## Goal of the exercise
Extract the lines of the material below, beginning with the first and ending with the line that holds "from bokeh.resources import INLINE". Skip every picture.

(Rows from a dataset of charts and code)
## START
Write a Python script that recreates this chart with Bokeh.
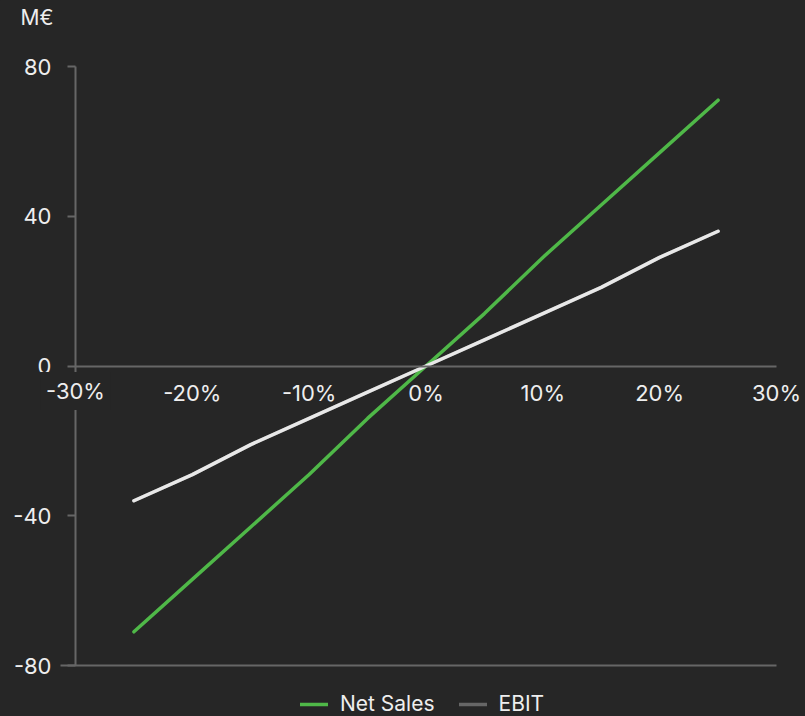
from bokeh.plotting import figure
from bokeh.models import (Range1d, LinearAxis, FixedTicker, Legend,
                          LegendItem, Label)
from bokeh.embed import file_html
from bokeh.resources import INLINE

# ---- data ----
change_pct = [-25, -20, -15, -10, -5, 0, 5, 10, 15, 20, 25]
net_sales = [-71, -57, -43, -29, -14, 0, 14, 29, 43, 57, 71]
ebit = [-36, -29, -21, -14, -7, 0, 7, 14, 21, 29, 36]
x_ticks = [-30, -20, -10, 0, 10, 20, 30]
x_tick_labels = ["-30%", "-20%", "-10%", "0%", "10%", "20%", "30%"]
y_ticks = [-80, -40, 0, 40, 80]
y_tick_labels = ["-80", "-40", "0", "40", "80"]
unit_label = "M€"
series_names = ["Net Sales", "EBIT"]

# ---- style / layout ----
W, H = 805, 716
PL, PR, PT, PB = 75, 776, 66, 665      # plot-area box in pixels
BG = "#262626"
AX = "#666666"
TXT = "#eeeeee"
GREEN = "#4fb848"
LIGHT = "#e8e8e8"
FONT = "Inter"
FS = "22px"

x_lo, x_hi = x_ticks[0], x_ticks[-1]
y_lo, y_hi = y_ticks[0], y_ticks[-1]
pux = (PR - PL) / (x_hi - x_lo)
puy = (PB - PT) / (y_hi - y_lo)
x_range = Range1d(x_lo - PL / pux, x_hi + (W - PR) / pux)
y_range = Range1d(y_lo - (H - PB) / puy, y_hi + PT / puy)

p = figure(width=W, height=H, output_backend="svg", toolbar_location=None,
           x_range=x_range, y_range=y_range,
           x_axis_location=None, y_axis_location=None,
           background_fill_color=BG, border_fill_color=BG,
           outline_line_color=None,
           min_border_left=0, min_border_right=0,
           min_border_top=0, min_border_bottom=0)
p.grid.visible = False

# y axis
yaxis = LinearAxis(ticker=FixedTicker(ticks=y_ticks), fixed_location=x_lo,
                   bounds=(y_lo, y_hi))
yaxis.axis_line_color = AX
yaxis.axis_line_width = 2
yaxis.major_tick_line_color = AX
yaxis.major_tick_line_width = 2
yaxis.major_tick_out = 8
yaxis.major_tick_in = 0
yaxis.minor_tick_line_color = None
yaxis.major_label_standoff = 16
yaxis.major_label_text_font = FONT
yaxis.major_label_text_font_size = FS
yaxis.major_label_text_color = TXT
yaxis.major_label_overrides = {t: l for t, l in zip(y_ticks, y_tick_labels)}
p.add_layout(yaxis, "left")

# bottom line of the plot area
baxis = LinearAxis(ticker=FixedTicker(ticks=[]), fixed_location=y_lo,
                   bounds=(x_lo - 15 / pux, x_hi))
baxis.axis_line_color = AX
baxis.axis_line_width = 2
baxis.major_tick_line_color = None
baxis.minor_tick_line_color = None
baxis.major_label_text_font_size = "0px"
p.add_layout(baxis, "below")

# x axis crossing at zero
xaxis = LinearAxis(ticker=FixedTicker(ticks=x_ticks), fixed_location=0,
                   bounds=(x_lo, x_hi))
xaxis.axis_line_color = AX
xaxis.axis_line_width = 2
xaxis.major_tick_line_color = None
xaxis.minor_tick_line_color = None
xaxis.major_label_standoff = 8
xaxis.major_label_text_font = FONT
xaxis.major_label_text_font_size = FS
xaxis.major_label_text_color = TXT
overrides = {t: l for t, l in zip(x_ticks, x_tick_labels)}
overrides[x_ticks[0]] = ""
xaxis.major_label_overrides = overrides
p.add_layout(xaxis, "below")

# first x label with a background box (covers the y axis like the original)
p.add_layout(Label(x=x_ticks[0], y=0, text=x_tick_labels[0], y_offset=-6,
                   text_align="center", text_baseline="top",
                   text_font=FONT, text_font_size=FS, text_color=TXT,
                   background_fill_color=BG, padding=6))

# lines (the grey EBIT legend key sits under the light EBIT line)
r_ebit_key = p.line(change_pct, ebit, line_color=AX, line_width=3.5,
                    line_cap="round", line_join="round")
r_net = p.line(change_pct, net_sales, line_color=GREEN, line_width=3.5,
               line_cap="round", line_join="round")
r_ebit = p.line(change_pct, ebit, line_color=LIGHT, line_width=3.5,
                line_cap="round", line_join="round")

legend = Legend(items=[LegendItem(label=series_names[0], renderers=[r_net]),
                       LegendItem(label=series_names[1], renderers=[r_ebit_key])],
                orientation="horizontal", location=(300, 0),
                background_fill_alpha=0, border_line_color=None,
                label_text_font=FONT, label_text_font_size="21px",
                label_text_color=TXT, glyph_width=28, glyph_height=20,
                label_height=20, label_standoff=12, spacing=24,
                padding=3, margin=0)
p.add_layout(legend, "center")

# unit label
p.add_layout(Label(x=20, y=H - 17, x_units="screen", y_units="screen",
                   text=unit_label, text_baseline="middle", text_align="left",
                   text_font=FONT, text_font_size="21px", text_color=TXT))

html = file_html(p, INLINE)
html = html.replace("<head>", "<head><style>html,body{margin:0;padding:0;background:%s;}</style>" % BG, 1)
open("out.html", "w").write(html)
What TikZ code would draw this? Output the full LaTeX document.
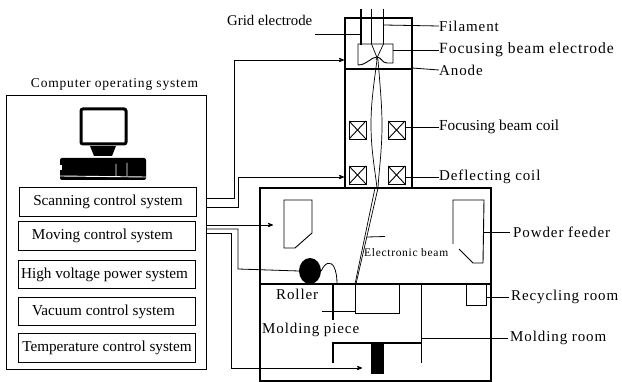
## END
## Output of the exercise
Write a Python script that recreates this chart with Bokeh.
from bokeh.plotting import figure
from bokeh.models import (Range1d, LinearAxis, FixedTicker, Legend,
                          LegendItem, Label)
from bokeh.embed import file_html
from bokeh.resources import INLINE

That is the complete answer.